Pick out every line in the data below that holds "Output".
RECORDS PROVIDED start
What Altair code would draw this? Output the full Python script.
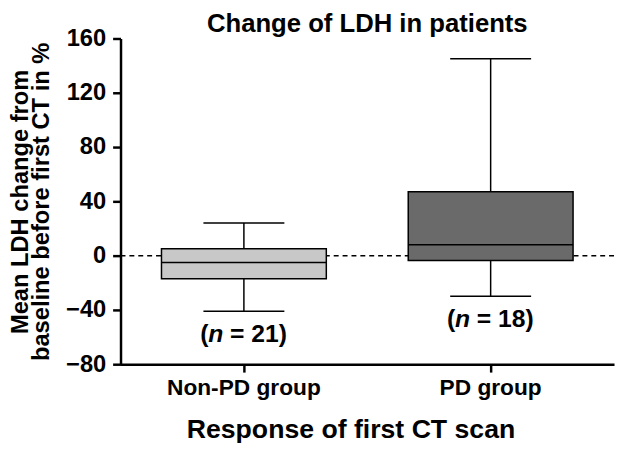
import altair as alt
import pandas as pd

groups = ["Non-PD group", "PD group"]
whisker_low = [-41, -30]
q1 = [-17, -3.5]
median = [-5, 8]
q3 = [5, 47]
whisker_high = [24, 145]
n_values = [21, 18]
fills = ["#c8c8c8", "#6a6a6a"]

y_ticks = [-80, -40, 0, 40, 80, 120, 160]

df = pd.DataFrame({
    "group": groups,
    "low": whisker_low,
    "q1": q1,
    "median": median,
    "q3": q3,
    "high": whisker_high,
    "rest": [f"= {n})" for n in n_values],
    "open": ["(" for _ in n_values],
    "nn": ["n" for _ in n_values],
})

FONT = "Liberation Sans"

x = alt.X("group:N", sort=groups,
          scale=alt.Scale(domain=groups, paddingInner=0, paddingOuter=0),
          axis=alt.Axis(title="Response of first CT scan", labelAngle=0,
                        labelFont=FONT, labelFontSize=23, labelFontWeight="bold",
                        labelColor="black", labelPadding=5,
                        titleFont=FONT, titleFontSize=27, titleFontWeight="bold",
                        titleColor="black", titlePadding=17, titleX=233,
                        domainColor="black", domainWidth=2.5,
                        tickColor="black", tickWidth=2.5, tickSize=8, grid=False))

y_scale = alt.Scale(domain=[-80, 160], nice=False, zero=False)
y_axis = alt.Axis(title=["Mean LDH change from", "baseline before first CT in %"],
                  values=y_ticks, labelFont=FONT, labelFontSize=24,
                  labelFontWeight="bold", labelColor="black", labelPadding=7,
                  titleFont=FONT, titleFontSize=24, titleFontWeight="bold",
                  titleColor="black", titleLineHeight=22, titlePadding=12,
                  domainColor="black", domainWidth=2.5,
                  tickColor="black", tickWidth=2.5, tickSize=8, grid=False)

base = alt.Chart(df)

zero_line = alt.Chart(pd.DataFrame({"y": [0]})).mark_rule(
    color="black", strokeWidth=1.5, strokeDash=[5, 4]
).encode(y=alt.Y("y:Q", scale=y_scale, axis=y_axis))

whisker = base.mark_rule(color="black", strokeWidth=1.5).encode(
    x=x, y=alt.Y("low:Q", scale=y_scale, axis=y_axis), y2="high:Q")

caps_low = base.mark_tick(color="black", thickness=1.5, size=82, opacity=1).encode(
    x=x, y=alt.Y("low:Q", scale=y_scale, axis=y_axis))
caps_high = base.mark_tick(color="black", thickness=1.5, size=82, opacity=1).encode(
    x=x, y=alt.Y("high:Q", scale=y_scale, axis=y_axis))

box = base.mark_bar(width=167, stroke="black", strokeWidth=1.5, opacity=1).encode(
    x=x, y=alt.Y("q1:Q", scale=y_scale, axis=y_axis), y2="q3:Q",
    fill=alt.Fill("group:N", scale=alt.Scale(domain=groups, range=fills), legend=None))

med = base.mark_tick(color="black", thickness=1.5, size=167, opacity=1).encode(
    x=x, y=alt.Y("median:Q", scale=y_scale, axis=y_axis))

txt_common = dict(font=FONT, fontSize=25, fontWeight="bold", color="black",
                  baseline="middle", dy=23)
t_open = base.mark_text(align="right", dx=-36, **txt_common).encode(
    x=x, y=alt.Y("low:Q", scale=y_scale, axis=y_axis), text="open:N")
t_n = base.mark_text(align="left", dx=-36, fontStyle="italic", **txt_common).encode(
    x=x, y=alt.Y("low:Q", scale=y_scale, axis=y_axis), text="nn:N")
t_rest = base.mark_text(align="left", dx=-14, **txt_common).encode(
    x=x, y=alt.Y("low:Q", scale=y_scale, axis=y_axis), text="rest:N")

chart = alt.layer(zero_line, whisker, caps_low, caps_high, box, med,
                  t_open, t_n, t_rest).properties(
    width=500, height=330,
    title=alt.TitleParams("Change of LDH in patients", font=FONT, fontSize=26,
                          fontWeight="bold", color="black", anchor="middle",
                          frame="group", baseline="alphabetic", offset=5, dy=36),
    padding={"left": 114, "top": 28, "right": 2, "bottom": 82},
    autosize="none",
).configure_view(stroke=None)

chart.save("out.html", embed_options={"renderer": "svg", "actions": False})
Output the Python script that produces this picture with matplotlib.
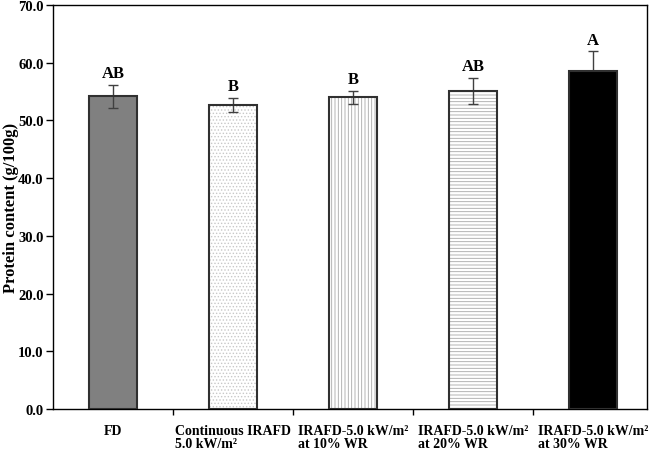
RECORDS PROVIDED end
* **EXERCISE ANSWER**
What Altair code would draw this? Output the full Python script.
Output the Python script that produces this picture with matplotlib.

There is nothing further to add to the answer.